Dos 52 deputados do partido que assumem hoje o mandato na Câmara, quem abre o jogo e revela conveniência, sem meias palavras, é a jornalista Joice Hasselmann, eleita em São Paulo com mais de 1 milhão de votos. “É o que temos para o momento”, declara ela ao Valor Econômico. A seu ver, havia o risco de o PT se juntar a partidos de Centro e aos “nanicos” para ter a “prerrogativa” de indicar o presidente da Comissão de Constituição e Justiça (CCJ). Assim, segundo Joice, os petistas poderiam dificultar o andamento de projetos de interesse do governo.

“Tem que mudar esse regimento. Mas a regra do jogo hoje é essa”, choraminga a deputada. “A CCJ ia ficar na mão do PT. Como é que eu ia deixar a CCJ na mão do PT? Só se eu fosse louca de pedra”, afirma. Joice, por sinal, era uma das críticas mais ácidas e contumazes do presidente da Câmara. “Vi como é cortar na própria carne. Cortei na própria língua. Porque ninguém deu tanta pancada nesse Rodrigo Maia quanto eu. Tive que esticar minha língua em uma guilhotina bem grande e cortar.”

Outra parlamentar eleita, a deputada estadual Janaína Paschoal (PSL-SP), não escondeu o dissabor em sua conta no Twitter. “Sei que muitos entendem que eu deveria ficar calada. Eu tento (Rs). Mas para não correr o risco de me omitir, vou escrever o que venho falando reservadamente: Os apoiadores do novo governo vão se arrepender AMARGAMENTE de votar em Maia e em Renan! O arrependimento virá rápido!”.

Composição

Na eleição anterior à Mesa da Câmara, em 2017, Maia recebeu os votos até de partidos de esquerda e cumpriu os acordos firmados. Essa composição foi decisiva, por exemplo, para barrar o projeto “Escola sem Partido”, impedir a CPI que visava criminalizar a UNE e os movimentos sociais, além de paralisar o processo de privatização da Eletrobras. Maia também acatou o pedido de deputados como Orlando Silva (PCdoB-SP) e ajudou a adiar para 2030 a entrada em vigor das regras mais draconianas da cláusula de barreira.

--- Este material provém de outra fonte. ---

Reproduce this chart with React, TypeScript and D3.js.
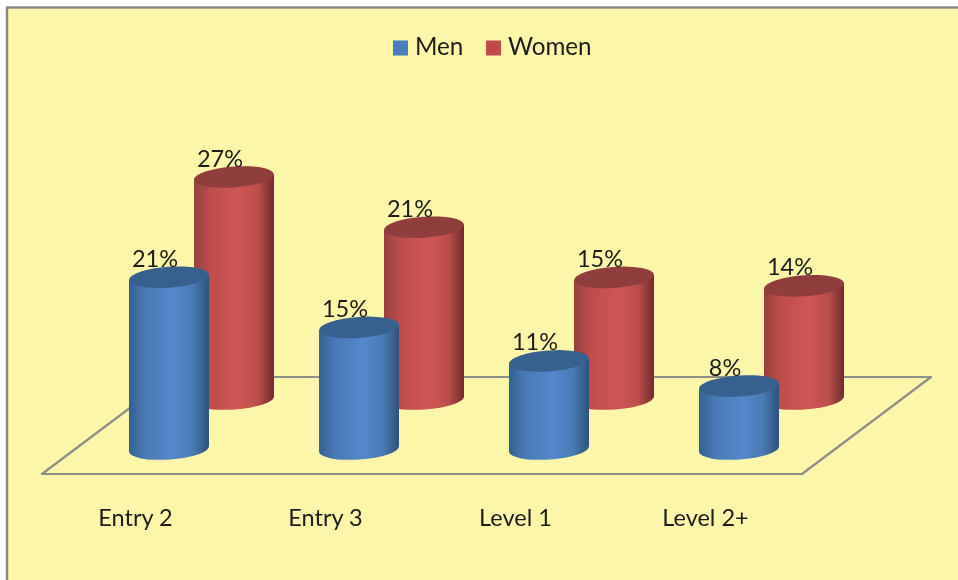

Nesta terça-feira, ao pleitear a reeleição à presidência da Casa, o deputado do DEM terá o apoio de 15 partidos, o que dilui o peso do PSL. Se Maia confirmar as expectativas e permanecer à frente da Câmara, haverá sintonia da Mesa com o governo Bolsonaro em pautas específicas. É o presidente da República – e não a presidência da Câmara – que sai enfraquecido nesse precoce cabo-de-guerra entre Executivo e Legislativo.